Exercise instructions:
Reproduce each line bearing the word "chart".

--- Provided records ---

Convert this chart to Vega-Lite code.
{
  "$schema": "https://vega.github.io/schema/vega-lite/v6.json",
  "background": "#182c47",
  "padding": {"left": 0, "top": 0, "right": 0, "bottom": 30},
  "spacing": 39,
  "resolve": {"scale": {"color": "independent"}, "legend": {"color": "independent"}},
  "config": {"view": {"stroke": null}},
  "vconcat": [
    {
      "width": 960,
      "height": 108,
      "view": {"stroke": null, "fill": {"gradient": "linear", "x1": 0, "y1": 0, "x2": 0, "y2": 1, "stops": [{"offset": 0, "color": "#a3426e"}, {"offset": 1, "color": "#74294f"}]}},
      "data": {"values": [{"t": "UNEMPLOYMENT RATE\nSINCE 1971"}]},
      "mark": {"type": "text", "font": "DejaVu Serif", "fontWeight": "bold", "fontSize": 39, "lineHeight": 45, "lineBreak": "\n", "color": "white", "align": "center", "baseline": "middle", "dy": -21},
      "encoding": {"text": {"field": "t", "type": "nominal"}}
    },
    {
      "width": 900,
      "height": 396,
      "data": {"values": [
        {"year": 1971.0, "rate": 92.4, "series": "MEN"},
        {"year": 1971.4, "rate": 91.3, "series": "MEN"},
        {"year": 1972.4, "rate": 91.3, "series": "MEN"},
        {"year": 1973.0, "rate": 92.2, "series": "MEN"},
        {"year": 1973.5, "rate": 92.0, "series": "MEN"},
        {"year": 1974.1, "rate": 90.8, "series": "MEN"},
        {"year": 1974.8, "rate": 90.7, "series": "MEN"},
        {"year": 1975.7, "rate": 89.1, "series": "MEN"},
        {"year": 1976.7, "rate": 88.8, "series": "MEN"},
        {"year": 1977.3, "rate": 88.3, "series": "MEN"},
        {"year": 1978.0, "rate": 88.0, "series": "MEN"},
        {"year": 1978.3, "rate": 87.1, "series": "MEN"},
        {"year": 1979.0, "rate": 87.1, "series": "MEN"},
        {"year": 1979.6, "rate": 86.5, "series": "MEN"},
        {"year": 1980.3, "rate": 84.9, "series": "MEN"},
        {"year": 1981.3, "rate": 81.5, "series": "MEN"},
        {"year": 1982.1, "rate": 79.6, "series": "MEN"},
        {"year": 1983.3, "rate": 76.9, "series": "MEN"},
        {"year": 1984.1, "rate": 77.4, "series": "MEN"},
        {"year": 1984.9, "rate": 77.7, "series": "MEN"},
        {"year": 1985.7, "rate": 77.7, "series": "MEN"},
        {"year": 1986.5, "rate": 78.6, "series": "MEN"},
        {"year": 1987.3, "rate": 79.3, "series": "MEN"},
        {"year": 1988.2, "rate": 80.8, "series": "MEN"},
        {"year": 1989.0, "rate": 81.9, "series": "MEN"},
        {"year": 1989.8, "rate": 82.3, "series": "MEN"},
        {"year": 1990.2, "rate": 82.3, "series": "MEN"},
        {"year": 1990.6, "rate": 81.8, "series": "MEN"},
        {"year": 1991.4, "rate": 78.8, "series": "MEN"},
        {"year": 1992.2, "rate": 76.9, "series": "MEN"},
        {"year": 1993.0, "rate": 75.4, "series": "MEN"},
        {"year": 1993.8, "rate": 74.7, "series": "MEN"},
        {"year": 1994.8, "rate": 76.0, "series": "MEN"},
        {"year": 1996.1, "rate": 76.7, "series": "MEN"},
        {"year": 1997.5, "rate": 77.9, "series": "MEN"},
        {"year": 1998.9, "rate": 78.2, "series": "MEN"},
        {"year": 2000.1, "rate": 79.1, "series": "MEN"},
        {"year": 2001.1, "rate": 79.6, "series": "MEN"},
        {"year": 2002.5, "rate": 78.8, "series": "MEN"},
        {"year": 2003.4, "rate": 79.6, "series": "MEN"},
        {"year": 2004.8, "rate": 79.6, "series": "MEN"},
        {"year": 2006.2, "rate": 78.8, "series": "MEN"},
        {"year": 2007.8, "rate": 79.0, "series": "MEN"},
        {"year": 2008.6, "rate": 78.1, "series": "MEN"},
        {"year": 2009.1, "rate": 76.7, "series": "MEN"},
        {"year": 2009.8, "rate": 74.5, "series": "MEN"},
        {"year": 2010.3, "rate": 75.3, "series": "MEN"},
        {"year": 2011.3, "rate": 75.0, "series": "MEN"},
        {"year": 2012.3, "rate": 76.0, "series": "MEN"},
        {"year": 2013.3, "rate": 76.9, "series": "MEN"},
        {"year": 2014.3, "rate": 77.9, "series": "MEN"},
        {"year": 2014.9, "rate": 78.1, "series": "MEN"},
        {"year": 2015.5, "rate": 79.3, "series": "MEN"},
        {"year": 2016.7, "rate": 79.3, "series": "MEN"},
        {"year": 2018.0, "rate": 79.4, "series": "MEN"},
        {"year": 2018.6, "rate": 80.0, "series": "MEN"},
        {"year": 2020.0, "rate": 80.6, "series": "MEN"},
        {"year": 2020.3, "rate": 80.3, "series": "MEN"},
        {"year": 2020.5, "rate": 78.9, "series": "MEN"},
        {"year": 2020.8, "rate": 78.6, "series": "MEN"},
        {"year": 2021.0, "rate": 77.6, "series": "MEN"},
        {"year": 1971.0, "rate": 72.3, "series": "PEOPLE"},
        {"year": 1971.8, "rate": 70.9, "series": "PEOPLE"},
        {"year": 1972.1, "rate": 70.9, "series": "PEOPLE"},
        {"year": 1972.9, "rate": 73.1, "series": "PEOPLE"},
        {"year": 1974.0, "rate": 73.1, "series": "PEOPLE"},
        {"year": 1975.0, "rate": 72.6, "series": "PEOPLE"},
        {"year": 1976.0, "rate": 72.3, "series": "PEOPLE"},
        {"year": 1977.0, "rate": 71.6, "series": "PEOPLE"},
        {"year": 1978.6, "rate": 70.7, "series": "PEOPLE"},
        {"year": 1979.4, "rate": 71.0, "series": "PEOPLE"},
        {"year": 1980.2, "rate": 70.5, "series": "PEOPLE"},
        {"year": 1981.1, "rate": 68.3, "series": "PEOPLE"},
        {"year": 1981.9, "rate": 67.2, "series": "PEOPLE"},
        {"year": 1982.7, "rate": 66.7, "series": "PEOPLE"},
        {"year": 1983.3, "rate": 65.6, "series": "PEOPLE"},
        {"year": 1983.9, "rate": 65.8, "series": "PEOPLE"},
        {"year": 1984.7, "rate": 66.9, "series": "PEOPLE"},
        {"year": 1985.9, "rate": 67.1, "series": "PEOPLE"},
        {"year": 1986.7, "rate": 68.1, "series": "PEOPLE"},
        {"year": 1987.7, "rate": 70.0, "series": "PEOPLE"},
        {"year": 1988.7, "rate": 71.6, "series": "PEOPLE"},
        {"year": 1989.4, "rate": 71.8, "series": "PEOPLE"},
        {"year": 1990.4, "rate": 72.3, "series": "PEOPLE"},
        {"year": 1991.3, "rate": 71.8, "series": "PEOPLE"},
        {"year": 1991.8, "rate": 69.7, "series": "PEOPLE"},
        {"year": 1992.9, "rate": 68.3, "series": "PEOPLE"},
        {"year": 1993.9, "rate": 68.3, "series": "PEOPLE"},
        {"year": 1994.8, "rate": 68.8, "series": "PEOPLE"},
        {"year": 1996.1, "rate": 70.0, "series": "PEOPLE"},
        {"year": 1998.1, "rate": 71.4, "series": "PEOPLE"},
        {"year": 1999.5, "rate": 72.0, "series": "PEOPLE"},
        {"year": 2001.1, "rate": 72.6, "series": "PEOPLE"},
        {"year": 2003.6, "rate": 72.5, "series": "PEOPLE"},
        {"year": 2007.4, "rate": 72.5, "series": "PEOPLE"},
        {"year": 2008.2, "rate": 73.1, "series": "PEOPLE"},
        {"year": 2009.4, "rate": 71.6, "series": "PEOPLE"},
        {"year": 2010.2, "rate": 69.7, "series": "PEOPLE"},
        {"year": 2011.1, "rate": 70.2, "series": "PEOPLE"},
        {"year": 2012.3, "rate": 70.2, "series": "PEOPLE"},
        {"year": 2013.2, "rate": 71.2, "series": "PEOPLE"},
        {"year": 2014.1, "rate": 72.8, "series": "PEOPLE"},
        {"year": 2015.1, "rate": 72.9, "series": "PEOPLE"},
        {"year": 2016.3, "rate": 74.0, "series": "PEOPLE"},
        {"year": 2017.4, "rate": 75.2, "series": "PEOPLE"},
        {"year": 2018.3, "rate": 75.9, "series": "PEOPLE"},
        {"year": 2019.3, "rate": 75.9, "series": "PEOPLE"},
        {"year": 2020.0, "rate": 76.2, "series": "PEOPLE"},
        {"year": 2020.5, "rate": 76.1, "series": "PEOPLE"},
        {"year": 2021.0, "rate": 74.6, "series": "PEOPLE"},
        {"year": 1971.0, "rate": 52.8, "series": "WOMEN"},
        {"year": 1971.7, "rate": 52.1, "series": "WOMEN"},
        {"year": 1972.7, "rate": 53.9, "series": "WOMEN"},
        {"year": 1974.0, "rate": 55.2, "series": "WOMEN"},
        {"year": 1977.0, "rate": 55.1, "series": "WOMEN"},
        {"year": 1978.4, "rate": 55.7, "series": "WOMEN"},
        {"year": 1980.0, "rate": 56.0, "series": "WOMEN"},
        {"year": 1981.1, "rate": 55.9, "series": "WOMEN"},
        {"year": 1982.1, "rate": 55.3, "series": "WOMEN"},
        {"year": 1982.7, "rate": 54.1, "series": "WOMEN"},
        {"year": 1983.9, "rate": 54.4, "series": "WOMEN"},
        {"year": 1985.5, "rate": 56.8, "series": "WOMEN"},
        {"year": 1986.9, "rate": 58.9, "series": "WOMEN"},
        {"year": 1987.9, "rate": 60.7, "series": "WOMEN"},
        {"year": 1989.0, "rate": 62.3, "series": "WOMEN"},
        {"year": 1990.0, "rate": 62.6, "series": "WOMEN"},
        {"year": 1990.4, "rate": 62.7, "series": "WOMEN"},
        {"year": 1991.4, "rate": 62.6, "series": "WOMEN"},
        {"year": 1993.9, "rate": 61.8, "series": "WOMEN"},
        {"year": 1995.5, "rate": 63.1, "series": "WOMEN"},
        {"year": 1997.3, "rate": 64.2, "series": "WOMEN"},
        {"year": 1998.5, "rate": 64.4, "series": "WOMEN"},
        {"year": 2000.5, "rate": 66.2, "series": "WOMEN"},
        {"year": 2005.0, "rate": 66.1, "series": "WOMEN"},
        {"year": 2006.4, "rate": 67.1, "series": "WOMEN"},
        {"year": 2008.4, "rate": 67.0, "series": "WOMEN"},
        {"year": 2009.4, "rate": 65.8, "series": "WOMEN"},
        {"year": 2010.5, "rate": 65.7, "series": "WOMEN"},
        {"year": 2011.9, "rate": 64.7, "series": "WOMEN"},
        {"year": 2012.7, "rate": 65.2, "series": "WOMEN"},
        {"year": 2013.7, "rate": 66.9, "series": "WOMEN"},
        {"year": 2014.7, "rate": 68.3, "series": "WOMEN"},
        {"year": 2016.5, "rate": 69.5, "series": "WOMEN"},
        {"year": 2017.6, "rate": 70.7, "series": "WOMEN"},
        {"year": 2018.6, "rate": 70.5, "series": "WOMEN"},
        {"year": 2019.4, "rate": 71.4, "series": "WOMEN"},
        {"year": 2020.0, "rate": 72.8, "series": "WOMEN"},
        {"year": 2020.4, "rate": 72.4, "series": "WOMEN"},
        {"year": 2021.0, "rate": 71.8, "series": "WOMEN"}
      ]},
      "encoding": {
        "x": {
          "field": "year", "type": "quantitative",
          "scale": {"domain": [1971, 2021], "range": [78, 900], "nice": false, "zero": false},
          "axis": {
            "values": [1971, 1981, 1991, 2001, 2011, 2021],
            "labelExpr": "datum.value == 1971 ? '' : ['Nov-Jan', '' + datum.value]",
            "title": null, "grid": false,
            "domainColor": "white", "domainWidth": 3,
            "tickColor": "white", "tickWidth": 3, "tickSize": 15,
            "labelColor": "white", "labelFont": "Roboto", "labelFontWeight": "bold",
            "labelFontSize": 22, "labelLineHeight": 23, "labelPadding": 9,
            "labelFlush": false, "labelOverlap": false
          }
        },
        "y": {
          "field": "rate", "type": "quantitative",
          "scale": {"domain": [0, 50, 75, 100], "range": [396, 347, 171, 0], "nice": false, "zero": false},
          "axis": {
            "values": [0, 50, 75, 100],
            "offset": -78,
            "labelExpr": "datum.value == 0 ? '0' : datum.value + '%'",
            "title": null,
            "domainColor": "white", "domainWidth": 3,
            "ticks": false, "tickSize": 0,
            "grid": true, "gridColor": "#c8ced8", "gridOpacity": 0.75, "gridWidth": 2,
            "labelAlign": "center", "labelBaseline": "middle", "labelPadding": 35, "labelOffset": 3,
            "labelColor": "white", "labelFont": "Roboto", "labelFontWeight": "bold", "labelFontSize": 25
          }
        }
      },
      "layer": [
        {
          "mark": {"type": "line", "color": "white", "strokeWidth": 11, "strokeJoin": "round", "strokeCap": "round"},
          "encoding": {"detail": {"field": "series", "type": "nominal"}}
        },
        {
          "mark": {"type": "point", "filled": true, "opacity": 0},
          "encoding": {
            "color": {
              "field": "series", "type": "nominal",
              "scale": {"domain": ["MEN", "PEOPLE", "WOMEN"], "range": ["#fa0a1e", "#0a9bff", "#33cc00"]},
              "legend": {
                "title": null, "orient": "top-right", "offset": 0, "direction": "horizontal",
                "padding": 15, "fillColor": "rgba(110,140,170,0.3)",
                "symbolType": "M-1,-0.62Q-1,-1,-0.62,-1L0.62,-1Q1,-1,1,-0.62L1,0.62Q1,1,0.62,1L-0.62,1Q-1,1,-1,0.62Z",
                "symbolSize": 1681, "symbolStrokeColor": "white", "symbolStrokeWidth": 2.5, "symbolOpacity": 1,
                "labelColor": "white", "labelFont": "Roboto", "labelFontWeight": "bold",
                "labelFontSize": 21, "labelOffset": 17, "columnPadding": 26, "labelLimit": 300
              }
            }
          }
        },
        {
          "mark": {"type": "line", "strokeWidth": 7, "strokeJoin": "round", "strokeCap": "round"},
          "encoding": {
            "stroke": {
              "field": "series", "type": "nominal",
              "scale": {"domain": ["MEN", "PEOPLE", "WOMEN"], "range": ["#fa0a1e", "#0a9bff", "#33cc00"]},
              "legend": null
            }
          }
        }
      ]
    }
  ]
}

---
--- Provided records ---

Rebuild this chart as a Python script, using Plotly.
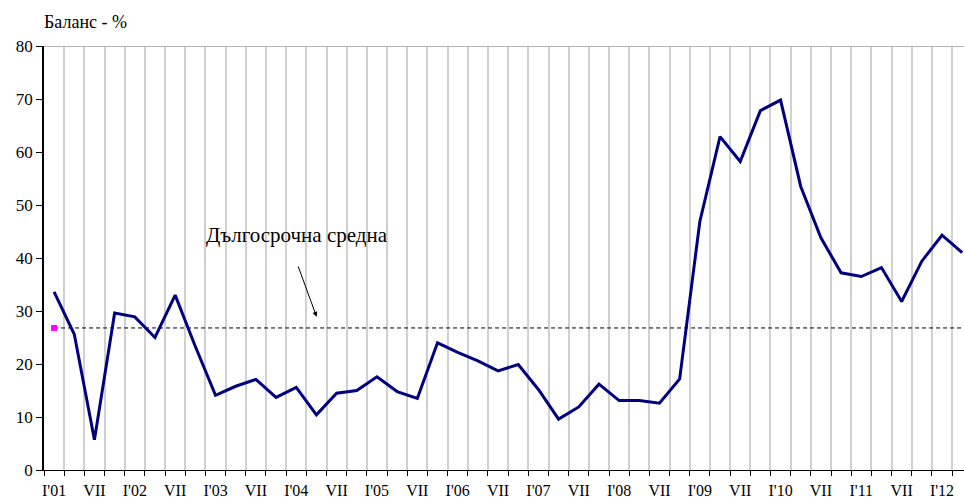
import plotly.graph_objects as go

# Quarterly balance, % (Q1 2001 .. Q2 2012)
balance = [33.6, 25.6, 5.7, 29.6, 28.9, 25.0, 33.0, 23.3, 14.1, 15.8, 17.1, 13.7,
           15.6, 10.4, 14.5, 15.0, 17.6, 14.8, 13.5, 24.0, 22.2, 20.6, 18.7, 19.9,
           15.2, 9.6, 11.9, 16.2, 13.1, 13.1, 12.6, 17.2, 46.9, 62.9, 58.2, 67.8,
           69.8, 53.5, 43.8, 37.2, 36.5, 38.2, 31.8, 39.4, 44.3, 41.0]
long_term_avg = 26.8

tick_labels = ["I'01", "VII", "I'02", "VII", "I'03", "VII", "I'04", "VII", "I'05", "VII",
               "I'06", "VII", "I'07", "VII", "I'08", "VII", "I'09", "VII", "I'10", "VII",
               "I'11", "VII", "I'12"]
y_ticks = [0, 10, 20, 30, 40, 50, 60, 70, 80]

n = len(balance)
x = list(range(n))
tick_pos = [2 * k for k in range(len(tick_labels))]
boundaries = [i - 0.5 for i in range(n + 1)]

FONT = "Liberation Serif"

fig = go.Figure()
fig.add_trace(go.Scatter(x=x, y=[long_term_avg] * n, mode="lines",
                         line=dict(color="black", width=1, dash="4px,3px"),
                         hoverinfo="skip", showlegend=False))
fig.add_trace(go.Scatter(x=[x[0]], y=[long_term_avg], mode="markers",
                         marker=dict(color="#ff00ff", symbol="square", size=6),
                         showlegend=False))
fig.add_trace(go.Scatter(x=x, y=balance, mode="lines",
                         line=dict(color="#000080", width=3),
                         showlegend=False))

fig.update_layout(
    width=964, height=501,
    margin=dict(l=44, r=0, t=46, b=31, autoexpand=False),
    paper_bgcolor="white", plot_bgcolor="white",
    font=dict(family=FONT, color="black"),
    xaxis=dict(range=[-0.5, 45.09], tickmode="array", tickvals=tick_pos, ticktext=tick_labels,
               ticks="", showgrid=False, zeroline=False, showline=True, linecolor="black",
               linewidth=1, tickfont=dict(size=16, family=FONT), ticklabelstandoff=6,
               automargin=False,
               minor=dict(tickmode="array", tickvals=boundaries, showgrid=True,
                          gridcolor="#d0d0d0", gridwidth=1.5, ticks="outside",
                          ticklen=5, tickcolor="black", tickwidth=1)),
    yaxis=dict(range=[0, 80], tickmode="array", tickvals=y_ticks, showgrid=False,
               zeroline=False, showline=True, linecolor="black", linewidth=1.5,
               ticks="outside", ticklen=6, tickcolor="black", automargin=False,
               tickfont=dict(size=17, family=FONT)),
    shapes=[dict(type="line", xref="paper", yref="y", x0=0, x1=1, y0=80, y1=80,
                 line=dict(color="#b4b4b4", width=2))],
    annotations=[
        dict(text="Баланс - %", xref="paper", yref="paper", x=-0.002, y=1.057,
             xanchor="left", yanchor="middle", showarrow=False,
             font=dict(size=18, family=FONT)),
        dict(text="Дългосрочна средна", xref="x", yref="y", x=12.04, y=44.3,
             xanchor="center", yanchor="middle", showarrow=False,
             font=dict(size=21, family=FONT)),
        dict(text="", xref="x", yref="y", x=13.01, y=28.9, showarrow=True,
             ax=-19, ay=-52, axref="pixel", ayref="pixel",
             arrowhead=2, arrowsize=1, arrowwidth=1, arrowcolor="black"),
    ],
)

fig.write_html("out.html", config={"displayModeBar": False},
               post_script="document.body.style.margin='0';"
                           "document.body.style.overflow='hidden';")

---
--- Provided records ---

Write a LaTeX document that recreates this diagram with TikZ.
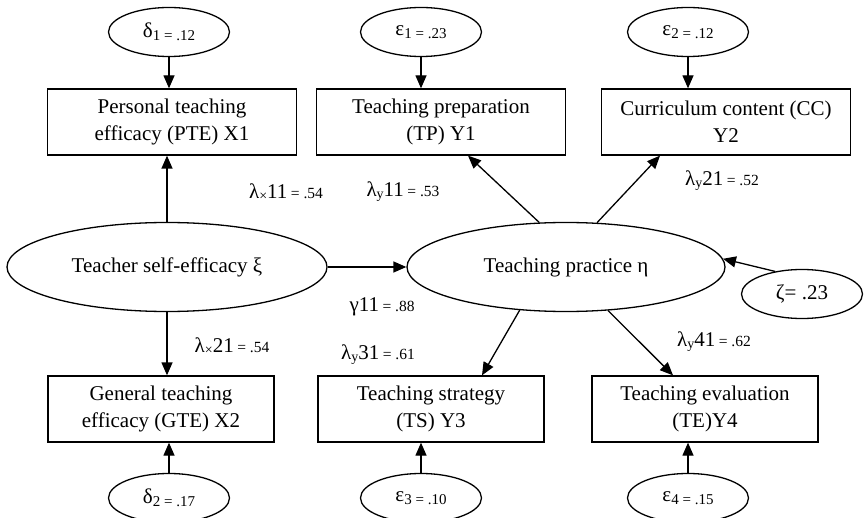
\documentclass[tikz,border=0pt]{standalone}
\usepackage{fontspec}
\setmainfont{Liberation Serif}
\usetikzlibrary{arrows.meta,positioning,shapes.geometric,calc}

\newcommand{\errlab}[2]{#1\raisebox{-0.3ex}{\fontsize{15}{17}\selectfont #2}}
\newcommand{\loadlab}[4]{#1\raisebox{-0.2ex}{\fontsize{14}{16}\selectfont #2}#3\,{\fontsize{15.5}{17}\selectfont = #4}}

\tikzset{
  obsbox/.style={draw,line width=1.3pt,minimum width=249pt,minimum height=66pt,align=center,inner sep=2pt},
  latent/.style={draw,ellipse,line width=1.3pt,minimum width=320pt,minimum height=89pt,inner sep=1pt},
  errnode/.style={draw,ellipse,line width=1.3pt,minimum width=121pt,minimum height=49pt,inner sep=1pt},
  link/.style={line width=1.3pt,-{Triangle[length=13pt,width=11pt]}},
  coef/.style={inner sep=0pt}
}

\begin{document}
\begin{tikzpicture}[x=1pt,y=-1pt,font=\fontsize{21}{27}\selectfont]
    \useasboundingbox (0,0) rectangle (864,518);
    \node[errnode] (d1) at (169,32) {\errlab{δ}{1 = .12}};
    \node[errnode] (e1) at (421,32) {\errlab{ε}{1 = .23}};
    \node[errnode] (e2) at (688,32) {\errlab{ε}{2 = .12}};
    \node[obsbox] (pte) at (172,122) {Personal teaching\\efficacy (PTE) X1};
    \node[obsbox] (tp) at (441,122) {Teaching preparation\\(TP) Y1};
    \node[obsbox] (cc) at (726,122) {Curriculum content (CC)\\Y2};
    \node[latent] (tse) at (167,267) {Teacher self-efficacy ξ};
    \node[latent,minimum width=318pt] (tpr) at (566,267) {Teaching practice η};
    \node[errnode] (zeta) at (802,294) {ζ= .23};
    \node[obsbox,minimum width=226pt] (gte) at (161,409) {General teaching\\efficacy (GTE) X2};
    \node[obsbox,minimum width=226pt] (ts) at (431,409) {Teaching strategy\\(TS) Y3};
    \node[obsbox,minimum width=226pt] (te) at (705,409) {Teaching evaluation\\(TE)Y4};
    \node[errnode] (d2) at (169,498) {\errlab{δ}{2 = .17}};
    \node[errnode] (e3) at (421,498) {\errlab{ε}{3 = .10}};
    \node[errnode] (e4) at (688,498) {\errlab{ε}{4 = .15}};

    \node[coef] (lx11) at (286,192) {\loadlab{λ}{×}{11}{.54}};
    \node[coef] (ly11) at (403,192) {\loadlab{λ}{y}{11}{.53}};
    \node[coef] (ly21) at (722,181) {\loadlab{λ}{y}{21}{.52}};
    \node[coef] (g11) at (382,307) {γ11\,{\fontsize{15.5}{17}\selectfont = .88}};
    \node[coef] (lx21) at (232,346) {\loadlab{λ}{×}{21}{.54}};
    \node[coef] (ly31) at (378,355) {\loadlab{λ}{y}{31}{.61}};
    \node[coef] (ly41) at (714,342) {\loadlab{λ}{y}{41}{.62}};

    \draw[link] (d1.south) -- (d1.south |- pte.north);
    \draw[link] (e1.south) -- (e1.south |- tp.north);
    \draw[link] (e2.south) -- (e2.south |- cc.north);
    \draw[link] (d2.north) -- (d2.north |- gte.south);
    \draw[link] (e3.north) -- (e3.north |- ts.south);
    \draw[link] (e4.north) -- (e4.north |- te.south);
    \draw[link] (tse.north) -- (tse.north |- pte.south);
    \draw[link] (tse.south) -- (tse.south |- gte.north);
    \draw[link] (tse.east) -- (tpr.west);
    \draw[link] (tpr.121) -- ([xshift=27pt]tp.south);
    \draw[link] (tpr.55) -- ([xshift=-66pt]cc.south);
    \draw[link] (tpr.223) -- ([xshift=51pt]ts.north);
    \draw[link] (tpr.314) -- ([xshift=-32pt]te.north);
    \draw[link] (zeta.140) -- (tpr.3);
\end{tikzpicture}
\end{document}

---

Exercise solution:
Convert this chart to Vega-Lite code.
Rebuild this chart as a Python script, using Plotly.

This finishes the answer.